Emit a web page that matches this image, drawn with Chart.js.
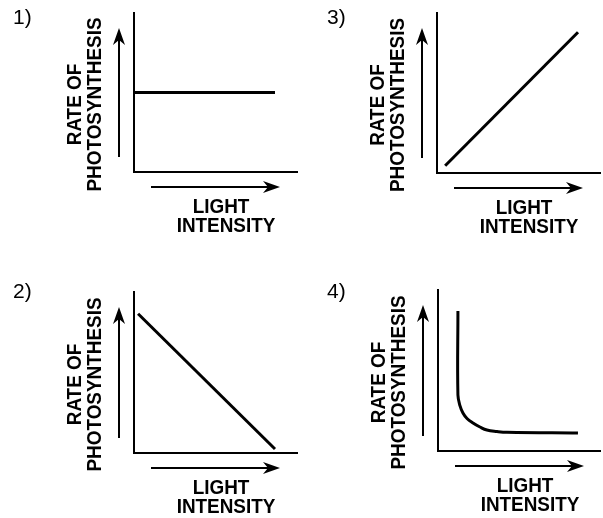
<!DOCTYPE html>
<html>
<head>
<meta charset="utf-8">
<script src="https://cdn.jsdelivr.net/npm/chart.js@4"></script>
<style>
  html, body { margin: 0; padding: 0; background: #fff; }
  #wrap { position: relative; width: 603px; height: 518px; overflow: hidden; }
  .panel { position: absolute; }
</style>
</head>
<body>
<div id="wrap"></div>
<script>
// chart data
const panelLabels = ['1)', '3)', '2)', '4)'];
const yTitle = ['RATE OF', 'PHOTOSYNTHESIS'];
const xTitle = ['LIGHT', 'INTENSITY'];

// 1) constant
const flatX = [0, 8.65];
const flatY = [5.0, 5.0];
// 3) rising
const riseX = [0.5, 8.65];
const riseY = [0.45, 8.8];
// 2) falling
const fallX = [0.25, 8.65];
const fallY = [8.65, 0.25];
// 4) drops then levels off
const curveX = [1.23, 1.23, 1.36, 1.54, 1.79, 2.16, 2.59, 3.02, 3.64, 4.26, 8.64];
const curveY = [8.7, 3.48, 2.8, 2.36, 2.02, 1.74, 1.49, 1.3, 1.21, 1.16, 1.12];

const FONT = '"Liberation Sans", Arial, Helvetica, sans-serif';

// panel layout (position on page, plot area padding, label spot)
const panels = [
  { x: flatX, y: flatY, tension: 0, left: 0, top: 0, w: 300, h: 259,
    pad: { left: 134, top: 13, right: 3, bottom: 87 }, num: { x: 13, y: 24 } },
  { x: riseX, y: riseY, tension: 0, left: 300, top: 0, w: 303, h: 259,
    pad: { left: 137, top: 13, right: 3, bottom: 86 }, num: { x: 27, y: 24 } },
  { x: fallX, y: fallY, tension: 0, left: 0, top: 259, w: 300, h: 259,
    pad: { left: 134, top: 33, right: 3, bottom: 65 }, num: { x: 13, y: 39 } },
  { x: curveX, y: curveY, tension: 0.4, left: 300, top: 259, w: 303, h: 259,
    pad: { left: 138, top: 31, right: 3, bottom: 67 }, num: { x: 27, y: 39 } }
];

function drawArrow(ctx, x1, y1, x2, y2) {
  const ang = Math.atan2(y2 - y1, x2 - x1);
  const len = 17, half = 6, notch = 5;
  ctx.lineWidth = 2;
  ctx.beginPath();
  ctx.moveTo(x1, y1);
  ctx.lineTo(x2 - Math.cos(ang) * (len - notch), y2 - Math.sin(ang) * (len - notch));
  ctx.stroke();
  ctx.save();
  ctx.translate(x2, y2);
  ctx.rotate(ang);
  ctx.beginPath();
  ctx.moveTo(0, 0);
  ctx.lineTo(-len, -half);
  ctx.lineTo(-len + notch, 0);
  ctx.lineTo(-len, half);
  ctx.closePath();
  ctx.fill();
  ctx.restore();
}

// narrow text: the scan uses a condensed grotesque
function narrowText(ctx, text, x, y) {
  ctx.save();
  ctx.translate(x, y);
  ctx.scale(0.9, 1);
  ctx.fillText(text, 0, 0);
  ctx.restore();
}

// arrows, axis captions and panel number
const decor = {
  id: 'decor',
  afterDraw(chart, args, opts) {
    const { ctx, chartArea: a } = chart;
    ctx.save();
    ctx.fillStyle = '#000';
    ctx.strokeStyle = '#000';

    drawArrow(ctx, a.left - 15, a.bottom - 15, a.left - 15, a.top + 15);
    drawArrow(ctx, a.left + 17, a.bottom + 15, a.left + 146, a.bottom + 15);

    ctx.font = 'bold 21px ' + FONT;
    ctx.textAlign = 'center';
    ctx.textBaseline = 'middle';
    ctx.save();
    ctx.translate(a.left - 49, (a.top + a.bottom) / 2 + 12);
    ctx.rotate(-Math.PI / 2);
    yTitle.forEach((t, i) => narrowText(ctx, t, 0, (i - 0.5) * 20));
    ctx.restore();

    ctx.textBaseline = 'alphabetic';
    narrowText(ctx, xTitle[0], a.left + 87, a.bottom + 41);
    narrowText(ctx, xTitle[1], a.left + 92, a.bottom + 60);

    ctx.font = '21px ' + FONT;
    ctx.textAlign = 'left';
    ctx.fillText(opts.label, opts.pos.x, opts.pos.y);
    ctx.restore();
  }
};

const wrap = document.getElementById('wrap');

panels.forEach((p, i) => {
  const div = document.createElement('div');
  div.className = 'panel';
  div.style.left = p.left + 'px';
  div.style.top = p.top + 'px';
  const canvas = document.createElement('canvas');
  canvas.width = p.w;
  canvas.height = p.h;
  div.appendChild(canvas);
  wrap.appendChild(div);

  new Chart(canvas.getContext('2d'), {
    type: 'line',
    data: {
      datasets: [{
        data: p.x.map((v, k) => ({ x: v, y: p.y[k] })),
        borderColor: '#000',
        borderWidth: 3,
        pointRadius: 0,
        tension: p.tension,
        clip: false,
        fill: false
      }]
    },
    options: {
      responsive: false,
      animation: false,
      layout: { padding: p.pad },
      plugins: {
        legend: { display: false },
        tooltip: { enabled: false },
        decor: { label: panelLabels[i], pos: p.num }
      },
      scales: {
        x: {
          type: 'linear', min: 0, max: 10,
          ticks: { display: false },
          grid: { display: false },
          border: { display: true, color: '#000', width: 2 },
          afterFit: s => { s.height = 0; }
        },
        y: {
          type: 'linear', min: 0, max: 10,
          ticks: { display: false },
          grid: { display: false },
          border: { display: true, color: '#000', width: 2 },
          afterFit: s => { s.width = 0; }
        }
      }
    },
    plugins: [decor]
  });
});
</script>
</body>
</html>
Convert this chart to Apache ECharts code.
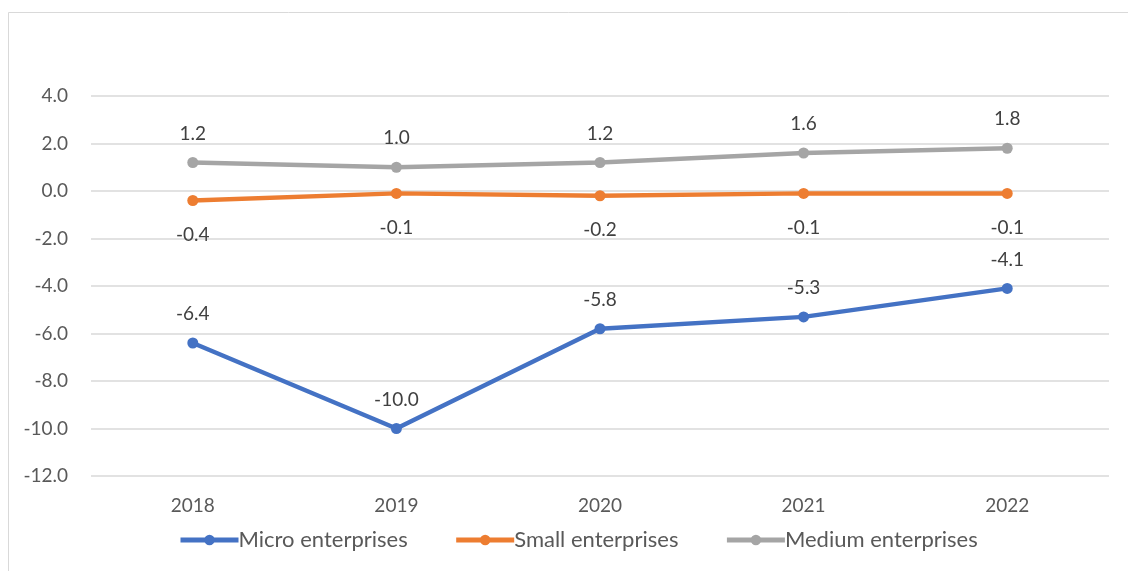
<!DOCTYPE html>
<html>
<head>
<meta charset="utf-8">
<script src="https://cdn.jsdelivr.net/npm/echarts@6/dist/echarts.min.js"></script>
<style>
html,body{margin:0;padding:0;background:#fff;}
#chart{width:1128px;height:571px;}
</style>
</head>
<body>
<div id="chart"></div>
<script>
// Year categories and per-segment values
const years = ['2018', '2019', '2020', '2021', '2022'];
const micro = [-6.4, -10.0, -5.8, -5.3, -4.1];
const small = [-0.4, -0.1, -0.2, -0.1, -0.1];
const medium = [1.2, 1.0, 1.2, 1.6, 1.8];
const seriesNames = ['Micro enterprises', 'Small enterprises', 'Medium enterprises'];

const FONT = 'Lato, "Open Sans", sans-serif';
const TEXT = '#404040';

function lineSeries(name, data, color, labelPos, dist) {
  return {
    name: name,
    type: 'line',
    data: data,
    symbol: 'circle',
    symbolSize: 11,
    lineStyle: { color: color, width: 4.5 },
    itemStyle: { color: color },
    label: {
      show: true,
      position: labelPos,
      distance: dist,
      color: TEXT,
      fontSize: 19,
      fontFamily: FONT,
      formatter: p => p.value.toFixed(1)
    },
    z: 3
  };
}

const chart = echarts.init(document.getElementById('chart'), null, { renderer: 'canvas' });
chart.setOption({
  backgroundColor: '#fff',
  animation: false,
  graphic: [{
    type: 'rect',
    shape: { x: 8.5, y: 12.5, width: 1200, height: 700 },
    style: { fill: 'none', stroke: '#d9d9d9', lineWidth: 1 },
    silent: true
  }],
  grid: { left: 91, right: 19, top: 96, bottom: 95 },
  legend: {
    bottom: 15,
    left: 173,
    itemWidth: 58,
    itemHeight: 13,
    itemGap: 46,
    lineStyle: { width: 5 },
    textStyle: { color: '#595959', fontSize: 22, fontFamily: FONT, padding: [0, 0, 0, -5] },
    data: seriesNames
  },
  xAxis: {
    type: 'category',
    data: years,
    boundaryGap: true,
    axisLine: { show: false },
    axisTick: { show: false },
    axisLabel: { color: '#595959', fontSize: 19, fontFamily: FONT, margin: 20 }
  },
  yAxis: {
    type: 'value',
    min: -12,
    max: 4,
    interval: 2,
    axisLine: { show: false },
    axisTick: { show: false },
    splitLine: { lineStyle: { color: '#d9d9d9', width: 1.5 } },
    axisLabel: {
      color: '#595959', fontSize: 19, fontFamily: FONT, margin: 23,
      formatter: v => v.toFixed(1)
    }
  },
  series: [
    lineSeries(seriesNames[0], micro, '#4472C4', 'top', 14),
    lineSeries(seriesNames[1], small, '#ED7D31', 'bottom', 19),
    lineSeries(seriesNames[2], medium, '#A5A5A5', 'top', 14)
  ]
});
</script>
</body>
</html>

* **WHAT TO WORK ON**
Make an exact copy of the lines from the top of the material through the line with "1.21, 1.16, 1.12];", pictures excluded.

* **SOLVED PROBLEM**
Emit a web page that matches this image, drawn with Chart.js.
<!DOCTYPE html>
<html>
<head>
<meta charset="utf-8">
<script src="https://cdn.jsdelivr.net/npm/chart.js@4"></script>
<style>
  html, body { margin: 0; padding: 0; background: #fff; }
  #wrap { position: relative; width: 603px; height: 518px; overflow: hidden; }
  .panel { position: absolute; }
</style>
</head>
<body>
<div id="wrap"></div>
<script>
// chart data
const panelLabels = ['1)', '3)', '2)', '4)'];
const yTitle = ['RATE OF', 'PHOTOSYNTHESIS'];
const xTitle = ['LIGHT', 'INTENSITY'];

// 1) constant
const flatX = [0, 8.65];
const flatY = [5.0, 5.0];
// 3) rising
const riseX = [0.5, 8.65];
const riseY = [0.45, 8.8];
// 2) falling
const fallX = [0.25, 8.65];
const fallY = [8.65, 0.25];
// 4) drops then levels off
const curveX = [1.23, 1.23, 1.36, 1.54, 1.79, 2.16, 2.59, 3.02, 3.64, 4.26, 8.64];
const curveY = [8.7, 3.48, 2.8, 2.36, 2.02, 1.74, 1.49, 1.3, 1.21, 1.16, 1.12];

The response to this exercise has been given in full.